▶ What is required:
Set down all of the entries word for word, omitting the images they contain.

▶ Data shown:
"""

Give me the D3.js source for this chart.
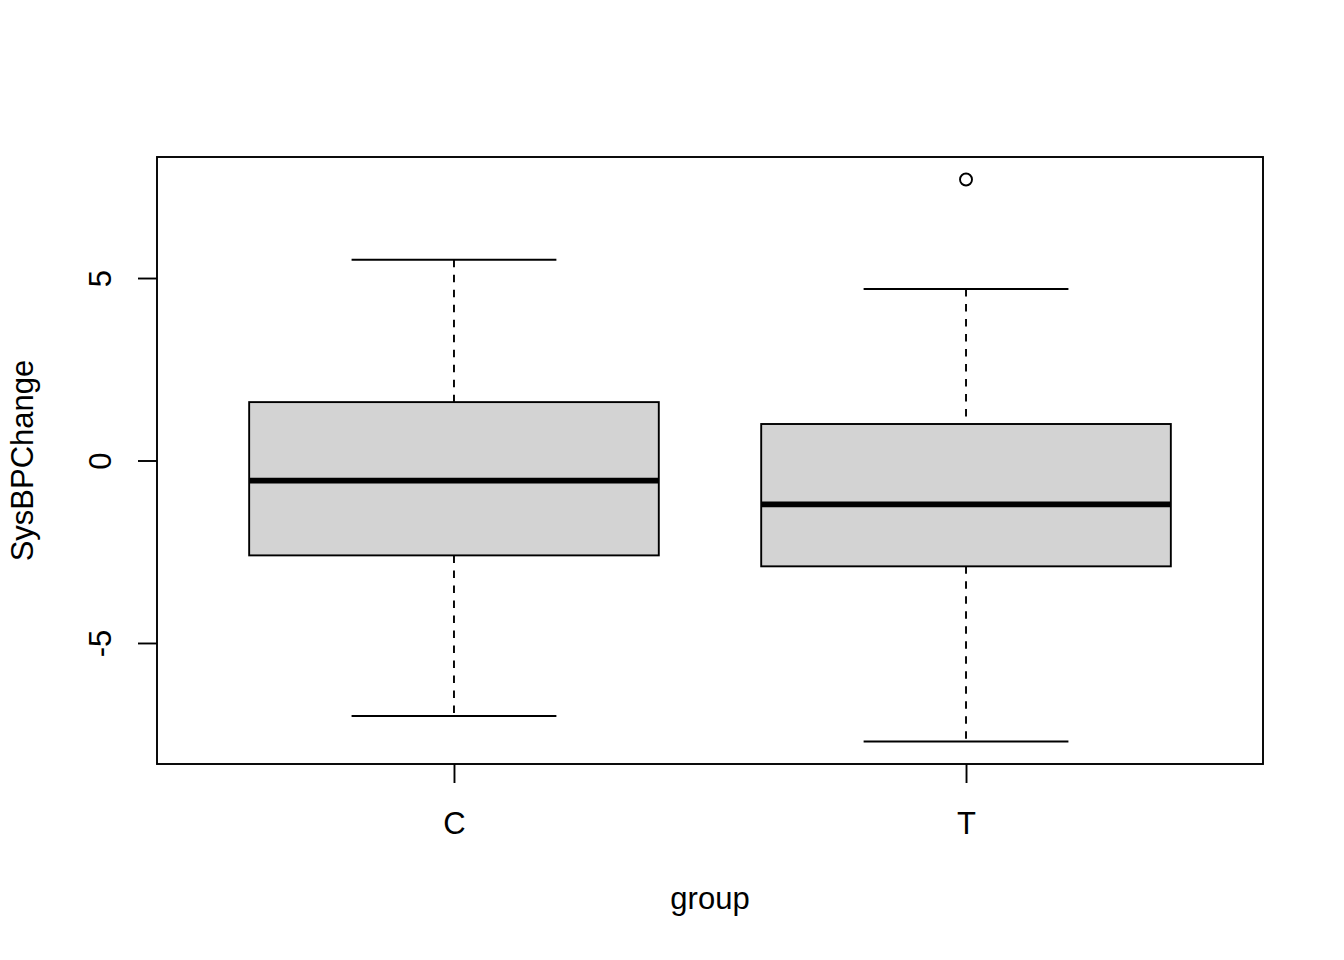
<!DOCTYPE html>
<html>
<head>
<meta charset="utf-8">
<script src="https://cdn.jsdelivr.net/npm/d3@7"></script>
<style>
  body { margin: 0; background: #fff; }
  svg text { font-family: "Liberation Sans", Arial, sans-serif; fill: #000; }
</style>
</head>
<body>
<div id="chart"></div>
<script>
// boxplot summary per group
var groups = ['C', 'T'];
var whiskerLow = [-7.0, -7.7];
var quart1 = [-2.6, -2.9];
var medians = [-0.55, -1.2];
var quart3 = [1.6, 1.0];
var whiskerHigh = [5.5, 4.7];
var outliers = [[], [7.7]];
var yTicks = [-5, 0, 5];

var width = 1344, height = 960;
var plot = { left: 157, right: 1263, top: 157, bottom: 764 };
var lw = 1.9;
var fs = '31px';

var svg = d3.select('#chart').append('svg')
  .attr('width', width)
  .attr('height', height);

// R style: pad the ranges by 4%
var x = d3.scaleLinear().domain([0.42, 2.58]).range([plot.left, plot.right]);
var y = d3.scaleLinear().domain([-8.316, 8.316]).range([plot.bottom, plot.top]);

var boxes = groups.map(function (g, i) {
  return { name: g, pos: i + 1, lo: whiskerLow[i], q1: quart1[i], med: medians[i],
           q3: quart3[i], hi: whiskerHigh[i], out: outliers[i] };
});

var gBox = svg.selectAll('g.box')
  .data(boxes)
  .enter()
  .append('g')
  .attr('class', 'box');

// dashed whiskers
gBox.append('line')
  .attr('x1', d => x(d.pos)).attr('x2', d => x(d.pos))
  .attr('y1', d => y(d.hi)).attr('y2', d => y(d.q3))
  .attr('stroke', '#000').attr('stroke-width', lw).attr('stroke-dasharray', '7.5,7.5');
gBox.append('line')
  .attr('x1', d => x(d.pos)).attr('x2', d => x(d.pos))
  .attr('y1', d => y(d.q1)).attr('y2', d => y(d.lo))
  .attr('stroke', '#000').attr('stroke-width', lw).attr('stroke-dasharray', '7.5,7.5');

// whisker caps
['lo', 'hi'].forEach(function (k) {
  gBox.append('line')
    .attr('x1', d => x(d.pos - 0.2)).attr('x2', d => x(d.pos + 0.2))
    .attr('y1', d => y(d[k])).attr('y2', d => y(d[k]))
    .attr('stroke', '#000').attr('stroke-width', lw);
});

// box
gBox.append('rect')
  .attr('x', d => x(d.pos - 0.4))
  .attr('y', d => y(d.q3))
  .attr('width', d => x(d.pos + 0.4) - x(d.pos - 0.4))
  .attr('height', d => y(d.q1) - y(d.q3))
  .attr('fill', '#d3d3d3')
  .attr('stroke', '#000').attr('stroke-width', lw);

// median
gBox.append('line')
  .attr('x1', d => x(d.pos - 0.4)).attr('x2', d => x(d.pos + 0.4))
  .attr('y1', d => y(d.med)).attr('y2', d => y(d.med))
  .attr('stroke', '#000').attr('stroke-width', 5.7);

// outliers
gBox.each(function (d) {
  d3.select(this).selectAll('circle')
    .data(d.out)
    .enter()
    .append('circle')
    .attr('cx', x(d.pos))
    .attr('cy', v => y(v))
    .attr('r', 6)
    .attr('fill', 'none')
    .attr('stroke', '#000').attr('stroke-width', lw);
});

// frame
svg.append('rect')
  .attr('x', plot.left).attr('y', plot.top)
  .attr('width', plot.right - plot.left)
  .attr('height', plot.bottom - plot.top)
  .attr('fill', 'none').attr('stroke', '#000').attr('stroke-width', lw);

// x axis
var xAxis = svg.append('g')
  .attr('transform', 'translate(0,' + plot.bottom + ')')
  .call(d3.axisBottom(x).tickValues(boxes.map(d => d.pos))
    .tickFormat(function (v) { return groups[v - 1]; })
    .tickSize(19).tickPadding(0));
xAxis.select('.domain').remove();
xAxis.selectAll('line').attr('stroke-width', lw);
xAxis.selectAll('text')
  .attr('dy', null)
  .attr('y', 70)
  .style('font-size', fs)
  .attr('font-family', null);

// y axis
var yAxis = svg.append('g')
  .attr('transform', 'translate(' + plot.left + ',0)')
  .call(d3.axisLeft(y).tickValues(yTicks).tickSize(19).tickFormat(d3.format('d')));
yAxis.select('.domain').remove();
yAxis.selectAll('line').attr('stroke-width', lw);
yAxis.selectAll('text')
  .attr('x', null).attr('dy', null)
  .attr('text-anchor', 'middle')
  .attr('transform', 'translate(-46,0) rotate(-90)')
  .style('font-size', fs)
  .attr('font-family', null)
  .text(d => d < 0 ? '-' + Math.abs(d) : d);

// titles
svg.append('text')
  .attr('x', (plot.left + plot.right) / 2)
  .attr('y', 909)
  .attr('text-anchor', 'middle')
  .style('font-size', fs)
  .text('group');

svg.append('text')
  .attr('transform', 'translate(33,' + (plot.top + plot.bottom) / 2 + ') rotate(-90)')
  .attr('text-anchor', 'middle')
  .style('font-size', fs)
  .text('SysBPChange');
</script>
</body>
</html>
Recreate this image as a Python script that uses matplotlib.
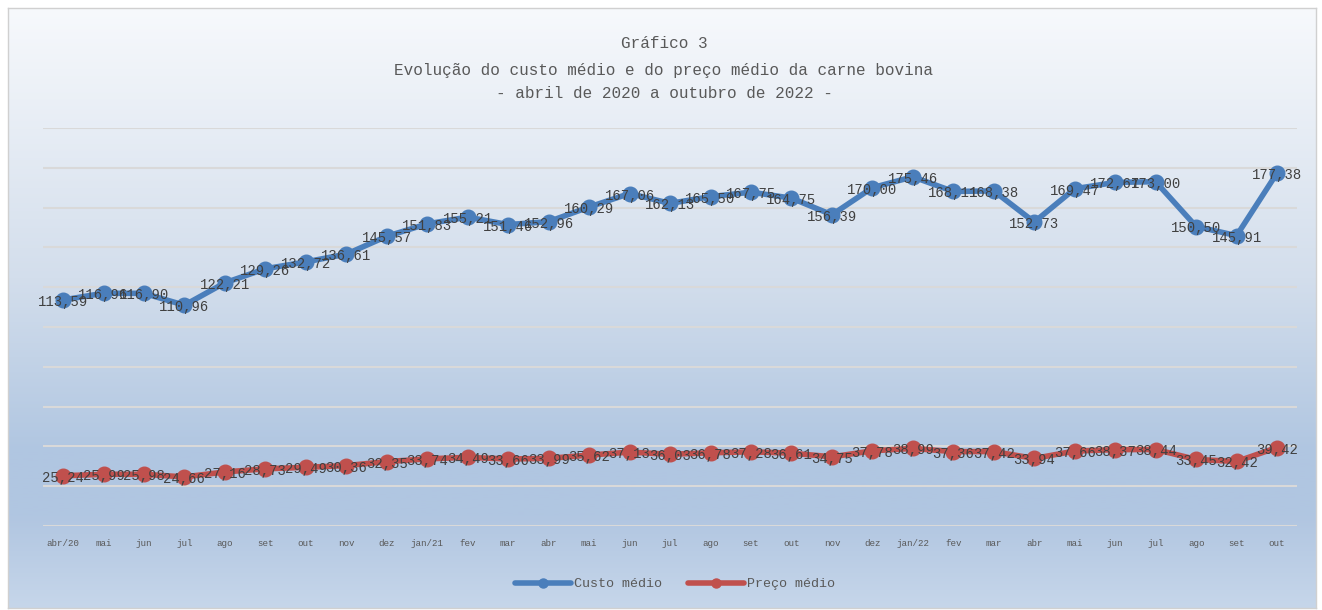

"""

▶ Solved exercise:
Give me the D3.js source for this chart.
<!DOCTYPE html>
<html>
<head>
<meta charset="utf-8">
<script src="https://cdn.jsdelivr.net/npm/d3@7"></script>
<style>
  body { margin: 0; background: #fff; }
  svg text { font-family: "Liberation Sans", Arial, sans-serif; fill: #000; }
</style>
</head>
<body>
<div id="chart"></div>
<script>
// boxplot summary per group
var groups = ['C', 'T'];
var whiskerLow = [-7.0, -7.7];
var quart1 = [-2.6, -2.9];
var medians = [-0.55, -1.2];
var quart3 = [1.6, 1.0];
var whiskerHigh = [5.5, 4.7];
var outliers = [[], [7.7]];
var yTicks = [-5, 0, 5];

var width = 1344, height = 960;
var plot = { left: 157, right: 1263, top: 157, bottom: 764 };
var lw = 1.9;
var fs = '31px';

var svg = d3.select('#chart').append('svg')
  .attr('width', width)
  .attr('height', height);

// R style: pad the ranges by 4%
var x = d3.scaleLinear().domain([0.42, 2.58]).range([plot.left, plot.right]);
var y = d3.scaleLinear().domain([-8.316, 8.316]).range([plot.bottom, plot.top]);

var boxes = groups.map(function (g, i) {
  return { name: g, pos: i + 1, lo: whiskerLow[i], q1: quart1[i], med: medians[i],
           q3: quart3[i], hi: whiskerHigh[i], out: outliers[i] };
});

var gBox = svg.selectAll('g.box')
  .data(boxes)
  .enter()
  .append('g')
  .attr('class', 'box');

// dashed whiskers
gBox.append('line')
  .attr('x1', d => x(d.pos)).attr('x2', d => x(d.pos))
  .attr('y1', d => y(d.hi)).attr('y2', d => y(d.q3))
  .attr('stroke', '#000').attr('stroke-width', lw).attr('stroke-dasharray', '7.5,7.5');
gBox.append('line')
  .attr('x1', d => x(d.pos)).attr('x2', d => x(d.pos))
  .attr('y1', d => y(d.q1)).attr('y2', d => y(d.lo))
  .attr('stroke', '#000').attr('stroke-width', lw).attr('stroke-dasharray', '7.5,7.5');

// whisker caps
['lo', 'hi'].forEach(function (k) {
  gBox.append('line')
    .attr('x1', d => x(d.pos - 0.2)).attr('x2', d => x(d.pos + 0.2))
    .attr('y1', d => y(d[k])).attr('y2', d => y(d[k]))
    .attr('stroke', '#000').attr('stroke-width', lw);
});

// box
gBox.append('rect')
  .attr('x', d => x(d.pos - 0.4))
  .attr('y', d => y(d.q3))
  .attr('width', d => x(d.pos + 0.4) - x(d.pos - 0.4))
  .attr('height', d => y(d.q1) - y(d.q3))
  .attr('fill', '#d3d3d3')
  .attr('stroke', '#000').attr('stroke-width', lw);

// median
gBox.append('line')
  .attr('x1', d => x(d.pos - 0.4)).attr('x2', d => x(d.pos + 0.4))
  .attr('y1', d => y(d.med)).attr('y2', d => y(d.med))
  .attr('stroke', '#000').attr('stroke-width', 5.7);

// outliers
gBox.each(function (d) {
  d3.select(this).selectAll('circle')
    .data(d.out)
    .enter()
    .append('circle')
    .attr('cx', x(d.pos))
    .attr('cy', v => y(v))
    .attr('r', 6)
    .attr('fill', 'none')
    .attr('stroke', '#000').attr('stroke-width', lw);
});

// frame
svg.append('rect')
  .attr('x', plot.left).attr('y', plot.top)
  .attr('width', plot.right - plot.left)
  .attr('height', plot.bottom - plot.top)
  .attr('fill', 'none').attr('stroke', '#000').attr('stroke-width', lw);

// x axis
var xAxis = svg.append('g')
  .attr('transform', 'translate(0,' + plot.bottom + ')')
  .call(d3.axisBottom(x).tickValues(boxes.map(d => d.pos))
    .tickFormat(function (v) { return groups[v - 1]; })
    .tickSize(19).tickPadding(0));
xAxis.select('.domain').remove();
xAxis.selectAll('line').attr('stroke-width', lw);
xAxis.selectAll('text')
  .attr('dy', null)
  .attr('y', 70)
  .style('font-size', fs)
  .attr('font-family', null);

// y axis
var yAxis = svg.append('g')
  .attr('transform', 'translate(' + plot.left + ',0)')
  .call(d3.axisLeft(y).tickValues(yTicks).tickSize(19).tickFormat(d3.format('d')));
yAxis.select('.domain').remove();
yAxis.selectAll('line').attr('stroke-width', lw);
yAxis.selectAll('text')
  .attr('x', null).attr('dy', null)
  .attr('text-anchor', 'middle')
  .attr('transform', 'translate(-46,0) rotate(-90)')
  .style('font-size', fs)
  .attr('font-family', null)
  .text(d => d < 0 ? '-' + Math.abs(d) : d);

// titles
svg.append('text')
  .attr('x', (plot.left + plot.right) / 2)
  .attr('y', 909)
  .attr('text-anchor', 'middle')
  .style('font-size', fs)
  .text('group');

svg.append('text')
  .attr('transform', 'translate(33,' + (plot.top + plot.bottom) / 2 + ') rotate(-90)')
  .attr('text-anchor', 'middle')
  .style('font-size', fs)
  .text('SysBPChange');
</script>
</body>
</html>
Recreate this image as a Python script that uses matplotlib.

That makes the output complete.